▶ **WHAT YOU ARE ASKED TO DO**
Reproduce exactly only the lines from the line that holds "Emit a web page" to the line that holds "const yTitle = 'Recovery", inclusive, in the listing below, and please leave out every picture.
### RECORDS SUPPLIED
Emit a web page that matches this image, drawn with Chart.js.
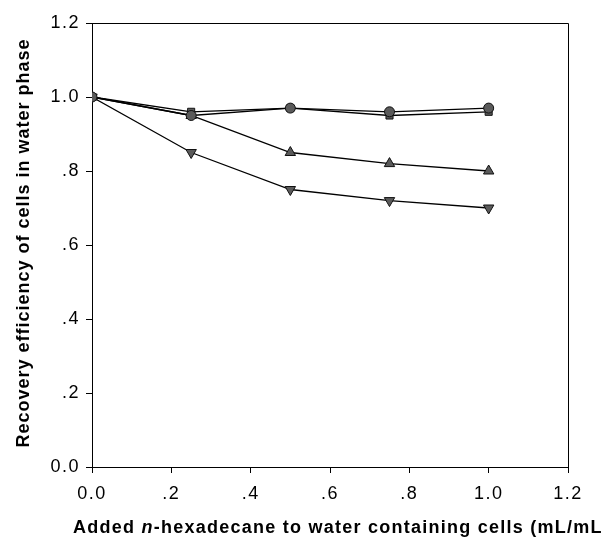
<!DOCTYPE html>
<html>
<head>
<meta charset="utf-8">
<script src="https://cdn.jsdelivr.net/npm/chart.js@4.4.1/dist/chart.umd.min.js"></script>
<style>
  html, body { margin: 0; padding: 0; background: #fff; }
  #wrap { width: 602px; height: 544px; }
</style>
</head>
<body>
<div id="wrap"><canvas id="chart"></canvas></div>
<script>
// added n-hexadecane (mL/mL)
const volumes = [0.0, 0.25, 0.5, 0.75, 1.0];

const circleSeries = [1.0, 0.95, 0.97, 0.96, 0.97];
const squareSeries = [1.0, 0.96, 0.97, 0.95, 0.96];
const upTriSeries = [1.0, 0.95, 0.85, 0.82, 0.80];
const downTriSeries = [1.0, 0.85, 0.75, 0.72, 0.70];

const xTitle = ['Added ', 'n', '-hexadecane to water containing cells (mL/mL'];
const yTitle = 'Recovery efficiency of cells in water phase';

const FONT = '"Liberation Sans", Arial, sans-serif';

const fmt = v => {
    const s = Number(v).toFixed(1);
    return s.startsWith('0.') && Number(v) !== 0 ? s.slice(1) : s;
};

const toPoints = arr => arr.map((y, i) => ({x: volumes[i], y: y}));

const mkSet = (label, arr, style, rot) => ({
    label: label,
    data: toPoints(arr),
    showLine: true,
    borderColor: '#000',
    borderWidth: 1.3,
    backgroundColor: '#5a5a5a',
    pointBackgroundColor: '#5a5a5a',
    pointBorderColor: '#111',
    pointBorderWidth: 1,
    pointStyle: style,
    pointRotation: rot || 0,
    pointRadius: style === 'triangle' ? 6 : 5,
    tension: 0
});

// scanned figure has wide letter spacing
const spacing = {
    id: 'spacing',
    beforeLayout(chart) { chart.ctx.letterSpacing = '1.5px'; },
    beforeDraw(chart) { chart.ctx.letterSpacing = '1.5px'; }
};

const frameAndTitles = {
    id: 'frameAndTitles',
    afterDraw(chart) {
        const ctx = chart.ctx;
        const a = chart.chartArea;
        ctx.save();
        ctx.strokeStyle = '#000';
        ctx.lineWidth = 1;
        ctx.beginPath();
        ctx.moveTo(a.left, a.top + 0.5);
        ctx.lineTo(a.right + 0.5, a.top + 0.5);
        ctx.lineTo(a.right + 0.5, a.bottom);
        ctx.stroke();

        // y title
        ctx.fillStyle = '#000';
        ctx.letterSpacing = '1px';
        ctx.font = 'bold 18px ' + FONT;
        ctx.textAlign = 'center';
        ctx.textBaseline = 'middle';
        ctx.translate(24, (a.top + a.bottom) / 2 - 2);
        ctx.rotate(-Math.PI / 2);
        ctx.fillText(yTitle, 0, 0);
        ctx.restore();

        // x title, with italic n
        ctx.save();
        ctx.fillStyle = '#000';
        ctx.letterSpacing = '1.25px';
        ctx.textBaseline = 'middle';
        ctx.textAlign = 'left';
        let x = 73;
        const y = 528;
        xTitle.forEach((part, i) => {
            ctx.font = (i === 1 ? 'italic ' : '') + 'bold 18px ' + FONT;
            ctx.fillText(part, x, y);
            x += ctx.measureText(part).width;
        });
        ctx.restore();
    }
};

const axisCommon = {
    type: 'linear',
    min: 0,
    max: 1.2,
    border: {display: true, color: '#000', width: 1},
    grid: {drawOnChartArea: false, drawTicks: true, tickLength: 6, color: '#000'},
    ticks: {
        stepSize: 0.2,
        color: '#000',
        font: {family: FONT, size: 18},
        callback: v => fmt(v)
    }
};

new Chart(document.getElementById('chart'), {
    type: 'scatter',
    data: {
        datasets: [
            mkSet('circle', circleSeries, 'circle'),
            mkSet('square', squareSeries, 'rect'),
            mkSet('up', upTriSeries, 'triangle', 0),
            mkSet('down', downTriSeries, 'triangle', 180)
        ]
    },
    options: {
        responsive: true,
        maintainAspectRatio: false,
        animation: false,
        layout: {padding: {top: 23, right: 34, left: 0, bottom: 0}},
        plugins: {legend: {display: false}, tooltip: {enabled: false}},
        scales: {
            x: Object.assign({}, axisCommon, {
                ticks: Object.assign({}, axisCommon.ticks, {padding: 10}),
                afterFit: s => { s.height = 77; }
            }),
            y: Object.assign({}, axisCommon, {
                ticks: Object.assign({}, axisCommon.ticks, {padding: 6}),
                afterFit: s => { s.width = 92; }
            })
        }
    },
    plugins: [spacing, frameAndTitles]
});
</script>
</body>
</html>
######
### RECORDS SUPPLIED
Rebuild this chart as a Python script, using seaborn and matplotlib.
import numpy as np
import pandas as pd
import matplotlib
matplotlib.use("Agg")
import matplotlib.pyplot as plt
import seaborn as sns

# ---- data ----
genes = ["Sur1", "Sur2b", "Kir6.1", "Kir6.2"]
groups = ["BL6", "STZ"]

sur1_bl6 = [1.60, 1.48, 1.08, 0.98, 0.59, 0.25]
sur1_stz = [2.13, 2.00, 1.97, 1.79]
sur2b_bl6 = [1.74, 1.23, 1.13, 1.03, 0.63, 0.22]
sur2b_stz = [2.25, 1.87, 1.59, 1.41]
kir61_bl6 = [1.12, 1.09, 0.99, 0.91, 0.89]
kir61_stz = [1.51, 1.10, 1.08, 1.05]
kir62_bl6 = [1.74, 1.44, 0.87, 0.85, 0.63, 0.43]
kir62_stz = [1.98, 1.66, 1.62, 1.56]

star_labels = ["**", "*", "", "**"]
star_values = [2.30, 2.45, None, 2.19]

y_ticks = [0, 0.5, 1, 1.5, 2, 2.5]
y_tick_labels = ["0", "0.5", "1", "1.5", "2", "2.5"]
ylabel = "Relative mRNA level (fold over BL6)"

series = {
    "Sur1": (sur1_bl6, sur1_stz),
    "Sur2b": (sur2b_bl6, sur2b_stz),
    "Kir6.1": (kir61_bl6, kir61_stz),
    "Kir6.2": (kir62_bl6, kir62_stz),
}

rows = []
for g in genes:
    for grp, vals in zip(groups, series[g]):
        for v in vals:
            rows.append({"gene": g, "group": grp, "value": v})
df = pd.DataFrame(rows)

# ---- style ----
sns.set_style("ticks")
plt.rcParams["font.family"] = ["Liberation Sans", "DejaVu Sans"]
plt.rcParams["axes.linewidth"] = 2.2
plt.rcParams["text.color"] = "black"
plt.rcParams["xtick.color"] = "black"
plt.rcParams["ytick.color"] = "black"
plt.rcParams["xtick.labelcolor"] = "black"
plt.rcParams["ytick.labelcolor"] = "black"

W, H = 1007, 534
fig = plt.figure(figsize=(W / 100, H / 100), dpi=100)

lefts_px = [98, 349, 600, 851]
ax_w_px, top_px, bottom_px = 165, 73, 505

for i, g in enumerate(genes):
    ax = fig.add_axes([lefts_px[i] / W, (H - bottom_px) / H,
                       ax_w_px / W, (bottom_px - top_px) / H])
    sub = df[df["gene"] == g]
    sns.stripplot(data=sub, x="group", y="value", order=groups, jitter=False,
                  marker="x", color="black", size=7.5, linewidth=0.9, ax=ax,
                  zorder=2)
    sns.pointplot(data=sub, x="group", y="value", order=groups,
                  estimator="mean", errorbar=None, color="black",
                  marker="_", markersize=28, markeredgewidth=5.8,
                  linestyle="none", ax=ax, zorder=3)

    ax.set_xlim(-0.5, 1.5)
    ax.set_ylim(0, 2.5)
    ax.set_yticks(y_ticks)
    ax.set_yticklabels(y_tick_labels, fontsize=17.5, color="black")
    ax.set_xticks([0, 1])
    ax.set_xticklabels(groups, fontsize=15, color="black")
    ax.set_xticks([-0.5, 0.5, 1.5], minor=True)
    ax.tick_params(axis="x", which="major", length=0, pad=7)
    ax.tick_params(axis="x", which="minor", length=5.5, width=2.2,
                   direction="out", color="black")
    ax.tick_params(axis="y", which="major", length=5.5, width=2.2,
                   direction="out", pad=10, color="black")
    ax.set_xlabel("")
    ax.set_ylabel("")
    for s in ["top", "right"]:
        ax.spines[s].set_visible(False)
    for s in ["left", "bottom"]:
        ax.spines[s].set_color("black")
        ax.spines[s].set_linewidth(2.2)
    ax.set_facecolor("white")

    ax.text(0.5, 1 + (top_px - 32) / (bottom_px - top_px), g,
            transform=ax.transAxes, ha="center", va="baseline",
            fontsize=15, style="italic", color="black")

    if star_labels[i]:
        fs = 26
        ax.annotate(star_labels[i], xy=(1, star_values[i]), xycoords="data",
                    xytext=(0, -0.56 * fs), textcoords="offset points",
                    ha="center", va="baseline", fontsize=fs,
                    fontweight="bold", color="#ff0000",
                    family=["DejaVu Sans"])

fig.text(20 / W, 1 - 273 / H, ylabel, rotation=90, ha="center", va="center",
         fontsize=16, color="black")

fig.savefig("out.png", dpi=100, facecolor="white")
######
### RECORDS SUPPLIED
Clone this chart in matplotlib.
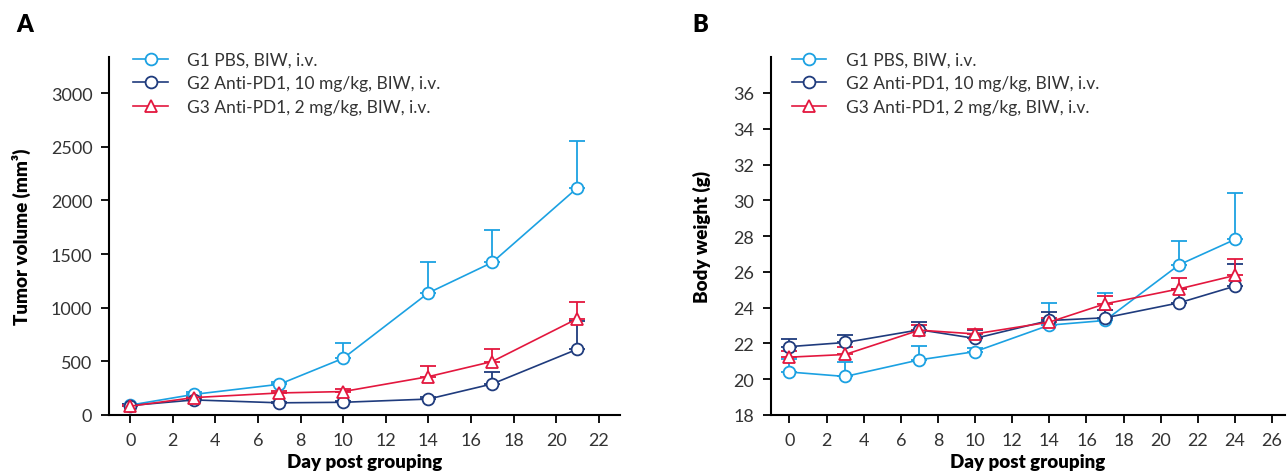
######
▶ **ANSWER BELOW**
Emit a web page that matches this image, drawn with Chart.js.
<!DOCTYPE html>
<html>
<head>
<meta charset="utf-8">
<script src="https://cdn.jsdelivr.net/npm/chart.js@4.4.1/dist/chart.umd.min.js"></script>
<style>
  html, body { margin: 0; padding: 0; background: #fff; }
  #wrap { width: 602px; height: 544px; }
</style>
</head>
<body>
<div id="wrap"><canvas id="chart"></canvas></div>
<script>
// added n-hexadecane (mL/mL)
const volumes = [0.0, 0.25, 0.5, 0.75, 1.0];

const circleSeries = [1.0, 0.95, 0.97, 0.96, 0.97];
const squareSeries = [1.0, 0.96, 0.97, 0.95, 0.96];
const upTriSeries = [1.0, 0.95, 0.85, 0.82, 0.80];
const downTriSeries = [1.0, 0.85, 0.75, 0.72, 0.70];

const xTitle = ['Added ', 'n', '-hexadecane to water containing cells (mL/mL'];
const yTitle = 'Recovery efficiency of cells in water phase';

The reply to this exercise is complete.